Maybe it’s the Valentine’s season.
Lately, I’ve seen a number of couples experiencing powerful entanglement issues that leave them feeling hopelessly mired in relational turmoil. I learn so much from these encounters – sometimes through the humbling experience of finding my own interior dramas caught up in theirs.
We bring our wounded, unfinished selves to our primary relationships – hoping the relationship will offer the comfort, security, loving connection and validation we seek. Inevitably, at some point, the relationship will activate, and aggravate, those very sore spots we were hoping to soothe. And therein lies the healing potential of love’s entanglement. In our most intimate relationships, life invites us – gently, persistently and, eventually, insistently – to face ourselves and to take responsibility for our own healing.

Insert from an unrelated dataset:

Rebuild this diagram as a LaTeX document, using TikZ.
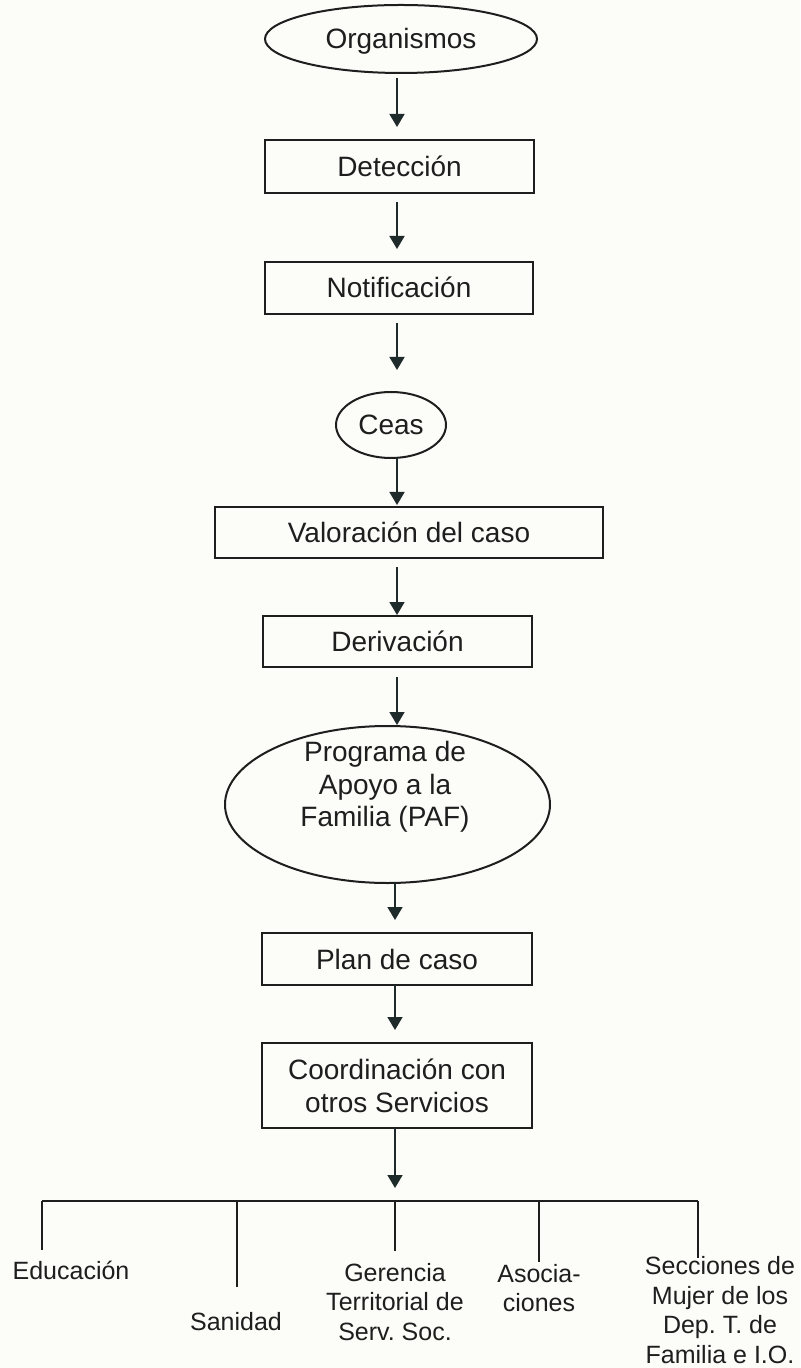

Navigating love’s entanglement requires heart and mind to work together – in healing partnership.
First, we need to listen deeply to the wisdom and intelligence of the heart – the center of compassion within us that identifies and honors what we yearn for: safety, acceptance, peace, freedom, connection, love, being valued, known, appreciated and cherished. The heart points us toward which of these in particular we need most.
While the heart directs us toward what we need, the wisdom and intelligence of the mind shows us how to satisfy our heart’s desire. When I listen to my inner grown-up, it becomes absolutely clear that I have to assume full responsibility for the care of my wounded heart. I need to attend to it and offer it what it needs. No matter what anyone else does, it is my job to befriend me.
I am in charge of the love I give. I am in charge of my readiness to receive. I am in charge of my self-acceptance and my freedom to be. I can’t delegate these tasks to anyone else.
I am in control of what I give to me and what I give to you. I am not in control of what you offer me or how you treat yourself.
Loving connection flows from a sacred commitment to ourselves and from the recognition that we need relationship with others. Loving connection requires humility and self-affirmation, vulnerability and appropriate self-protection, assertion and a spirit of compromise. It requires knowing and being known. We listen to ourselves. We listen to each other. And while we are not in control of a relationship’s economy, we can learn wise ways of operating with each other that make it more likely that we will both get more of what we need.
In his book, The New Rules of Marriage, Terrence Real offers a cornucopia of savvy suggestions for mutual empowerment in relationship. For example, it’s usually much more effective to ask for what we want rather than complain later about what we didn’t get. He also endorses the win-win question: “What do you need from me so that I can help you give me what I want?” (p. 177)
Wisdom sometimes calls for direct communication and sometimes invites us toward more nuanced ways of relating. For example, if I want more playfulness or light heartedness in my relationship, it may work better to just start behaving that way – rather than initiating a serious conversation about how to be more playful.
When we become entangled, the instinctive move is to do more of the same, more of what’s familiar. With mindfulness, we open our eyes and notice what’s ineffective. We listen deeper. We see life’s invitation to stretch, to grow in skill and care. We unfold toward a more complete version of who we are. Then, interestingly enough, we begin to experience the happiness we’ve been seeking all along.
Life is kind. God has a sense of humor. Relationships are messy. Entanglement in love is inevitable. Let it teach us. Let it deepen us.